Whether he played “Mountains” at that concert, I don’t remember, but it stands as one of my favorite Prince tracks. It showed up on his great 1986 album, Parade (far better than Under the Cherry Moon, the movie for which much of the album served as the soundtrack), and while “Kiss” may be the better known of the singles from that album, I loved “Mountains” as soon as I heard it. It’s psychedelic funk-pop at its best, combining a falsetto Sly and the Family Stone-like verse with a chorus that I could imagine Jimi Hendrix feeling quite at home singing:

But I say it’s only mountains and the sea
Love will conquer if u just believe (oh yeah)

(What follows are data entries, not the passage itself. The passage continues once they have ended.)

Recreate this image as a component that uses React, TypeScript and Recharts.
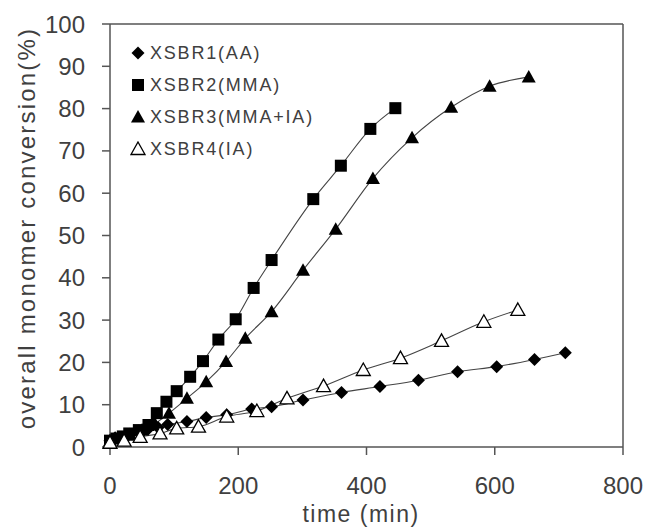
import React from 'react';
import { LineChart, Line, XAxis, YAxis, ReferenceLine, Legend } from 'recharts';

document.body.style.margin = '0';

// time (min) / overall monomer conversion (%)
const xsbr1Time = [0, 8, 18, 30, 45, 60, 75, 90, 120, 150, 182, 221, 252, 301, 361, 421, 481, 542, 603, 662, 710];
const xsbr1Conv = [1.5, 2.2, 1.8, 3.0, 3.8, 4.3, 4.6, 5.3, 6.0, 7.0, 7.6, 9.0, 9.5, 11.1, 12.9, 14.3, 15.8, 17.8, 19.0, 20.7, 22.3];

const xsbr2Time = [0, 10, 20, 30, 45, 60, 73, 88, 104, 125, 145, 169, 196, 224, 252, 317, 360, 406, 445];
const xsbr2Conv = [1.5, 2.0, 2.5, 3.2, 4.0, 5.2, 8.0, 10.7, 13.2, 16.6, 20.3, 25.4, 30.2, 37.6, 44.2, 58.6, 66.5, 75.2, 80.1];

const xsbr3Time = [0, 15, 30, 50, 70, 92, 120, 150, 181, 211, 252, 301, 352, 410, 471, 532, 592, 653];
const xsbr3Conv = [1.5, 2.0, 2.8, 4.0, 5.5, 8.0, 11.5, 15.4, 20.2, 25.7, 32.0, 41.8, 51.5, 63.5, 73.1, 80.3, 85.3, 87.5];

const xsbr4Time = [0, 22, 47, 78, 104, 138, 182, 229, 276, 333, 395, 453, 517, 583, 636];
const xsbr4Conv = [1.0, 1.5, 2.4, 3.2, 4.4, 4.8, 7.2, 8.5, 11.5, 14.4, 18.2, 21.0, 25.1, 29.6, 32.4];

const xTicks = [0, 200, 400, 600, 800];
const yTicks = [0, 10, 20, 30, 40, 50, 60, 70, 80, 90, 100];

const toPoints = (t: number[], c: number[]) => t.map((x, i) => ({ x, y: c[i] }));

const FONT = '"Liberation Sans", Arial, sans-serif';
const AXIS = '#555';
const TEXT = '#404040';

const Marker = ({ kind, cx, cy }: { kind: string; cx: number; cy: number }) => {
  if (kind === 'diamond')
    return <polygon points={`${cx},${cy - 6.5} ${cx + 6.5},${cy} ${cx},${cy + 6.5} ${cx - 6.5},${cy}`} fill="#000" />;
  if (kind === 'square') return <rect x={cx - 6} y={cy - 6} width={12} height={12} fill="#000" />;
  const d = `${cx},${cy - 7} ${cx + 7},${cy + 5.5} ${cx - 7},${cy + 5.5}`;
  if (kind === 'triangle') return <polygon points={d} fill="#000" />;
  return <polygon points={d} fill="#fff" stroke="#000" strokeWidth={1.3} />;
};

const series = [
  { name: 'XSBR1(AA)', kind: 'diamond', data: toPoints(xsbr1Time, xsbr1Conv) },
  { name: 'XSBR2(MMA)', kind: 'square', data: toPoints(xsbr2Time, xsbr2Conv) },
  { name: 'XSBR3(MMA+IA)', kind: 'triangle', data: toPoints(xsbr3Time, xsbr3Conv) },
  { name: 'XSBR4(IA)', kind: 'open', data: toPoints(xsbr4Time, xsbr4Conv) },
];

const LegendBox = () => (
  <div style={{ fontFamily: FONT }}>
    {series.map((s) => (
      <div key={s.name} style={{ display: 'flex', alignItems: 'center', height: 32 }}>
        <svg width={16} height={16} style={{ marginRight: 4 }}>
          <Marker kind={s.kind} cx={8} cy={8} />
        </svg>
        <span style={{ fontSize: 18, letterSpacing: 1.8, color: TEXT }}>{s.name}</span>
      </div>
    ))}
  </div>
);

export default function App() {
  return (
    <div style={{ width: 645, height: 528, background: '#fff' }}>
      <LineChart width={645} height={528} margin={{ top: 24, right: 22, bottom: 0, left: 0 }}>
        <XAxis
          type="number"
          dataKey="x"
          domain={[0, 800]}
          ticks={xTicks}
          height={81}
          stroke={AXIS}
          strokeWidth={1.5}
          tickSize={8}
          tickMargin={22}
          tick={{ fill: TEXT, fontSize: 24, fontFamily: FONT }}
          label={{
            content: () => (
              <text x={361} y={522} textAnchor="middle" fill={TEXT} fontSize={23} fontFamily={FONT} letterSpacing={1.5}>
                time (min)
              </text>
            ),
          }}
        />
        <YAxis
          type="number"
          domain={[0, 100]}
          ticks={yTicks}
          width={110}
          stroke={AXIS}
          strokeWidth={1.5}
          tickSize={8}
          tickMargin={17}
          tick={{ fill: TEXT, fontSize: 24, fontFamily: FONT }}
          label={{
            content: () => (
              <text
                x={26}
                y={228}
                transform="rotate(-90 26 228)"
                textAnchor="middle"
                dominantBaseline="central"
                fill={TEXT}
                fontSize={24}
                fontFamily={FONT}
                letterSpacing={2.2}
              >
                overall monomer conversion(%)
              </text>
            ),
          }}
        />
        <ReferenceLine y={100} stroke={AXIS} strokeWidth={1.5} />
        <ReferenceLine x={800} stroke={AXIS} strokeWidth={1.5} />
        <Legend
          layout="vertical"
          align="center"
          verticalAlign="middle"
          wrapperStyle={{ left: 130, top: 37, width: 'auto' }}
          content={() => <LegendBox />}
        />
        {series.map((s) => (
          <Line
            key={s.name}
            data={s.data}
            dataKey="y"
            name={s.name}
            type="monotone"
            stroke="#444"
            strokeWidth={1.1}
            isAnimationActive={false}
            dot={(p: any) => <Marker key={`${s.kind}-${p.index}`} kind={s.kind} cx={p.cx} cy={p.cy} />}
            activeDot={false}
          />
        ))}
      </LineChart>
    </div>
  );
}
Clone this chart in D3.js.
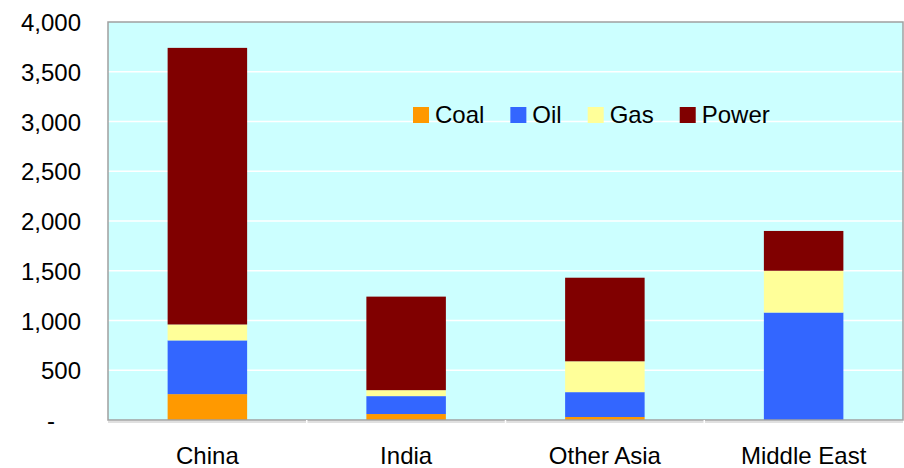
<!DOCTYPE html>
<html>
<head>
<meta charset="utf-8">
<script src="https://cdn.jsdelivr.net/npm/d3@7"></script>
<style>
  body { margin: 0; background: #fff; }
  text { font-family: Arial, "Liberation Sans", sans-serif; fill: #000; }
</style>
</head>
<body>
<div id="chart"></div>
<script>
// data
var regions = ["China", "India", "Other Asia", "Middle East"];
var fuels = ["Coal", "Oil", "Gas", "Power"];
var coal = [260, 60, 30, 0];
var oil = [540, 180, 250, 1080];
var gas = [160, 60, 310, 420];
var power = [2780, 940, 840, 400];
var yTicks = [0, 500, 1000, 1500, 2000, 2500, 3000, 3500, 4000];
var colors = ["#FF9900", "#3366FF", "#FFFF99", "#800000"];

var rows = regions.map(function (r, i) {
  return { region: r, Coal: coal[i], Oil: oil[i], Gas: gas[i], Power: power[i] };
});

// dimensions
var W = 904, H = 468;
var margin = { top: 22, right: 1, bottom: 48, left: 108 };
var width = W - margin.left - margin.right;
var height = H - margin.top - margin.bottom;

var svg = d3.select("#chart")
  .append("svg")
    .attr("width", W)
    .attr("height", H);

var g = svg.append("g")
  .attr("transform", "translate(" + margin.left + "," + margin.top + ")");

var x = d3.scaleBand()
  .domain(regions)
  .range([0, width])
  .paddingInner(0.6)
  .paddingOuter(0.3);

var y = d3.scaleLinear()
  .domain([0, 4000])
  .range([height, 0]);

// plot background
g.append("rect")
  .attr("width", width)
  .attr("height", height)
  .attr("fill", "#CCFFFF");

// gridlines
g.append("g")
  .selectAll("line")
  .data(yTicks.slice(1, -1))
  .enter().append("line")
    .attr("x1", 0)
    .attr("x2", width)
    .attr("y1", function (d) { return y(d); })
    .attr("y2", function (d) { return y(d); })
    .attr("stroke", "#fff")
    .attr("stroke-width", 1.3);

// stacked bars
var stack = d3.stack().keys(fuels);
var series = stack(rows);

g.append("g")
  .selectAll("g")
  .data(series)
  .enter().append("g")
    .attr("fill", function (d, i) { return colors[i]; })
  .selectAll("rect")
  .data(function (d) { return d; })
  .enter().append("rect")
    .attr("x", function (d) { return x(d.data.region); })
    .attr("y", function (d) { return y(d[1]); })
    .attr("width", x.bandwidth())
    .attr("height", function (d) { return y(d[0]) - y(d[1]); });

// frame
g.append("rect")
  .attr("width", width)
  .attr("height", height)
  .attr("fill", "none")
  .attr("stroke", "#a0a0a0")
  .attr("stroke-width", 1.5);
g.append("line")
  .attr("x1", 0).attr("x2", width)
  .attr("y1", height + 2).attr("y2", height + 2)
  .attr("stroke", "#e0e0e0")
  .attr("stroke-width", 2);

// y axis
var yAxis = g.append("g")
  .call(d3.axisLeft(y)
    .tickValues(yTicks)
    .tickSize(0)
    .tickPadding(27)
    .tickFormat(function (d) { return d === 0 ? "-" : d3.format(",")(d); }));
yAxis.select(".domain").remove();
yAxis.selectAll("text")
  .style("font-size", "24px")
  .attr("dy", "0.36em");
yAxis.selectAll(".tick")
  .filter(function (d) { return d === 0; })
  .select("text")
  .attr("x", -53);

// x axis
var xAxis = g.append("g")
  .attr("transform", "translate(0," + height + ")")
  .call(d3.axisBottom(x).tickSize(0).tickPadding(27));
xAxis.select(".domain").remove();
xAxis.selectAll("text")
  .style("font-size", "24px")
  .attr("dy", "0.71em");

// small boundary ticks
g.append("g")
  .selectAll("line")
  .data(regions.slice(1))
  .enter().append("line")
    .attr("x1", function (d) { return x(d) - x.step() * x.paddingInner() / 2; })
    .attr("x2", function (d) { return x(d) - x.step() * x.paddingInner() / 2; })
    .attr("y1", height)
    .attr("y2", height + 3)
    .attr("stroke", "#fff")
    .attr("stroke-width", 1.5);

// legend
var legend = g.append("g")
  .attr("transform", "translate(305,85)");
var lx = 0;
fuels.forEach(function (f, i) {
  var item = legend.append("g").attr("transform", "translate(" + lx + ",0)");
  item.append("rect")
    .attr("width", 16)
    .attr("height", 16)
    .attr("fill", colors[i]);
  var t = item.append("text")
    .attr("x", 22)
    .attr("y", 16)
    .style("font-size", "24px")
    .text(f);
  lx += 22 + t.node().getComputedTextLength() + 26;
});
</script>
</body>
</html>
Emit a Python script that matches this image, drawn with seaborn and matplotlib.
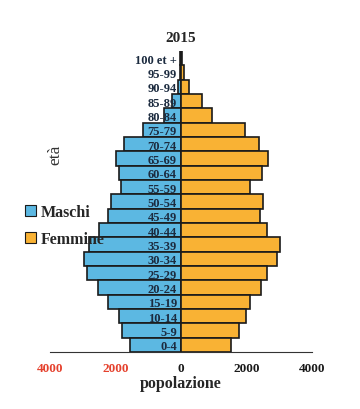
import numpy as np
import pandas as pd
import matplotlib
matplotlib.use("Agg")
import matplotlib.pyplot as plt
import seaborn as sns

# Age classes, top to bottom as drawn
age_classes = ["100 et +", "95-99", "90-94", "85-89", "80-84", "75-79", "70-74",
               "65-69", "60-64", "55-59", "50-54", "45-49", "40-44", "35-39",
               "30-34", "25-29", "20-24", "15-19", "10-14", "5-9", "0-4"]
males = [20, 30, 100, 280, 510, 1150, 1740, 1980, 1880, 1820, 2130, 2220,
         2500, 2800, 2960, 2860, 2540, 2240, 1910, 1800, 1560]
females = [40, 90, 250, 650, 935, 1950, 2380, 2660, 2480, 2095, 2510, 2410,
           2630, 3010, 2930, 2620, 2440, 2095, 1980, 1760, 1525]
x_ticks = [-4000, -2000, 0, 2000, 4000]
x_tick_labels = ["4000", "2000", "0", "2000", "4000"]

df = pd.DataFrame({"età": age_classes,
                   "Maschi": -np.array(males),
                   "Femmine": females})

sns.set_style("white")
plt.rcParams['font.family'] = ['Liberation Serif', 'DejaVu Serif']

fig = plt.figure(figsize=(3.6, 4.1), dpi=100)
ax = fig.add_axes([0.139, 0.139, 0.728, 0.734])

blue = "#5cb8e2"
orange = "#f9b234"
sns.barplot(data=df, y="età", x="Maschi", orient="h", color=blue, width=1,
            saturation=1, edgecolor="#1a1a1a", linewidth=1.2, label="Maschi", ax=ax)
sns.barplot(data=df, y="età", x="Femmine", orient="h", color=orange, width=1,
            saturation=1, edgecolor="#1a1a1a", linewidth=1.2, label="Femmine", ax=ax)

ax.set_axisbelow(False)
ax.set_xlim(-4000, 4000)
ax.set_ylim(len(age_classes) - 0.5, -0.5)
ax.set_xticks(x_ticks)
ax.set_xticklabels(x_tick_labels, fontsize=9.5, fontweight="bold")
for lbl, v in zip(ax.get_xticklabels(), x_ticks):
    lbl.set_color("#e5412d" if v < 0 else "#1a1a1a")
ax.tick_params(axis="x", direction="out", length=4, width=1, color="#333333", pad=3)

# age labels sit on the centre line
ax.spines["left"].set_position(("data", 0))
ax.spines["left"].set_visible(False)
ax.spines["right"].set_visible(False)
ax.spines["top"].set_visible(False)
ax.spines["bottom"].set_color("#333333")
ax.tick_params(axis="y", length=0, pad=3)
for lbl in ax.get_yticklabels():
    lbl.set_fontsize(9)
    lbl.set_fontweight("bold")
    lbl.set_color("#1c2b3f")

ax.set_xlabel("popolazione", fontsize=11.5, fontweight="bold", labelpad=1)
ax.set_ylabel("età", fontsize=12.5, color="#333333")
ax.yaxis.set_label_coords(0.05, 0.66)
ax.set_title("2015", fontsize=11, fontweight="bold", pad=7)

leg = ax.legend(loc="upper left", bbox_to_anchor=(-0.15, 0.54), frameon=False,
                handlelength=0.7, handleheight=0.7, handletextpad=0.3,
                labelspacing=0.7, prop={"weight": "bold", "size": 11.5})
for h in leg.legend_handles:
    h.set_edgecolor("#1a1a1a")
    h.set_linewidth(0.8)
leg.set_zorder(10)

plt.savefig("out.png", dpi=100)
plt.close()
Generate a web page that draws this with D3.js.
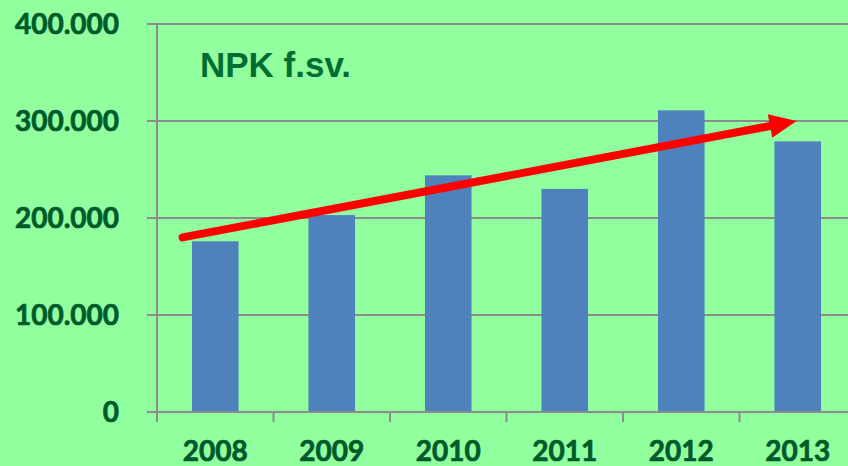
<!DOCTYPE html>
<html>
<head>
<meta charset="utf-8">
<script src="https://cdn.jsdelivr.net/npm/d3@7"></script>
<style>
	body{margin:0;background:#92ff9f;overflow:hidden;}
	.TickLabel{font-family:Lato,"Open Sans",sans-serif;font-weight:bold;fill:#005a2b;stroke:#005a2b;stroke-width:0.7px;}
</style>
</head>
<body>
<div id="idChart"></div>
<script>
var aYears=["2008","2009","2010","2011","2012","2013"];
var aValues=[176000,203000,244000,230000,311000,279000];
var aYTicks=[0,100000,200000,300000,400000];
var aYTickLabels=["0","100.000","200.000","300.000","400.000"];
// trend arrow, in category index and value
var aArrowIdx=[-0.28,4.99];
var aArrowVal=[180000,300000];

var iWidth=848;
var iHeight=466;
var iLeft=157, iTop=24, iBottom=412, iBand=116.5;

var myCanvas=d3.select("#idChart").append("svg")
	.attr("width",iWidth)
	.attr("height",iHeight);

var xAxes=d3.scaleBand().domain(aYears).range([iLeft,iLeft+iBand*aYears.length]).paddingInner(0.6).paddingOuter(0.3);
var xIdx=d3.scaleLinear().domain([0,1]).range([iLeft+iBand/2,iLeft+iBand*1.5]);
var yAxes=d3.scaleLinear().domain([0,400000]).range([iBottom,iTop]);

// gridlines
myCanvas.selectAll(".Grid")
	.data(aYTicks.slice(1))
	.enter().append("line")
	.attr("x1",iLeft-10).attr("x2",iWidth+10)
	.attr("y1",function(d){return yAxes(d);})
	.attr("y2",function(d){return yAxes(d);})
	.attr("stroke","#8c8c8c").attr("stroke-width",2);

// y axis
myCanvas.append("line")
	.attr("x1",iLeft).attr("x2",iLeft)
	.attr("y1",iTop).attr("y2",iBottom+10)
	.attr("stroke","#8c8c8c").attr("stroke-width",2);

myCanvas.selectAll(".TickY")
	.data(aYTicks)
	.enter().append("text")
	.attr("class","TickLabel")
	.attr("x",119)
	.attr("y",function(d){return yAxes(d)+10;})
	.attr("text-anchor","end")
	.style("font-size","28px")
	.text(function(d,i){return aYTickLabels[i];});

// bars
myCanvas.selectAll(".Bar")
	.data(aValues)
	.enter().append("rect")
	.attr("x",function(d,i){return xAxes(aYears[i]);})
	.attr("width",xAxes.bandwidth())
	.attr("y",function(d){return yAxes(d);})
	.attr("height",function(d){return iBottom-yAxes(d);})
	.attr("fill","#4f81bd");

// x axis
myCanvas.append("line")
	.attr("x1",iLeft-10).attr("x2",iWidth+10)
	.attr("y1",iBottom).attr("y2",iBottom)
	.attr("stroke","#8c8c8c").attr("stroke-width",2);

myCanvas.selectAll(".TickX")
	.data(d3.range(aYears.length+1))
	.enter().append("line")
	.attr("x1",function(d){return iLeft+d*iBand;})
	.attr("x2",function(d){return iLeft+d*iBand;})
	.attr("y1",iBottom).attr("y2",iBottom+10)
	.attr("stroke","#8c8c8c").attr("stroke-width",2);

myCanvas.selectAll(".LabelX")
	.data(aYears)
	.enter().append("text")
	.attr("class","TickLabel")
	.attr("x",function(d){return xAxes(d)+xAxes.bandwidth()/2;})
	.attr("y",461)
	.attr("text-anchor","middle")
	.style("font-size","28px")
	.text(function(d){return d;});

// title
myCanvas.append("text")
	.attr("x",200)
	.attr("y",77)
	.style("font-family","'Liberation Sans',Arial,sans-serif")
	.style("font-weight","bold")
	.style("font-size","35px")
	.attr("fill","#006e33")
	.text("NPK f.sv.");

// trend arrow
var x1=xIdx(aArrowIdx[0]), y1=yAxes(aArrowVal[0]);
var x2=xIdx(aArrowIdx[1]), y2=yAxes(aArrowVal[1]);
var fAng=Math.atan2(y2-y1,x2-x1);
var iHead=27, iHalf=12;
var bx=x2-iHead*Math.cos(fAng), by=y2-iHead*Math.sin(fAng);

myCanvas.append("line")
	.attr("x1",x1).attr("y1",y1)
	.attr("x2",bx).attr("y2",by)
	.attr("stroke","#ff0000").attr("stroke-width",8)
	.attr("stroke-linecap","round");

myCanvas.append("polygon")
	.attr("points",[
		[x2,y2],
		[bx+iHalf*Math.sin(fAng),by-iHalf*Math.cos(fAng)],
		[bx-iHalf*Math.sin(fAng),by+iHalf*Math.cos(fAng)]
	].map(function(p){return p.join(",");}).join(" "))
	.attr("fill","#ff0000");
</script>
</body>
</html>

It’s only mountains and the sea
There’s nothing greater, u and me

It features a seamless blend of piano, guitar, and horns that floats along on a hypnotic beat that never slows its relentless pace, dropping out only briefly when Prince asks for “Guitars and drums on the one — huh!” The accompanying video was fun, featuring not only all the latest in green-screen technology that 1986 had to offer, but also Wendy and Lisa (my favorite members of the Revolution) and even a few somewhat pointless snippets of a young Kristin Scott Thomas in scenes from Under the Cherry Moon. But most of all, there’s Prince, doing his thing in an abbreviated matador outfit that only he could pull off, but he does it with the greatest of aplomb. Much as he did nearly everything he attempted, when it comes down to it. Prince, you will be sorely missed.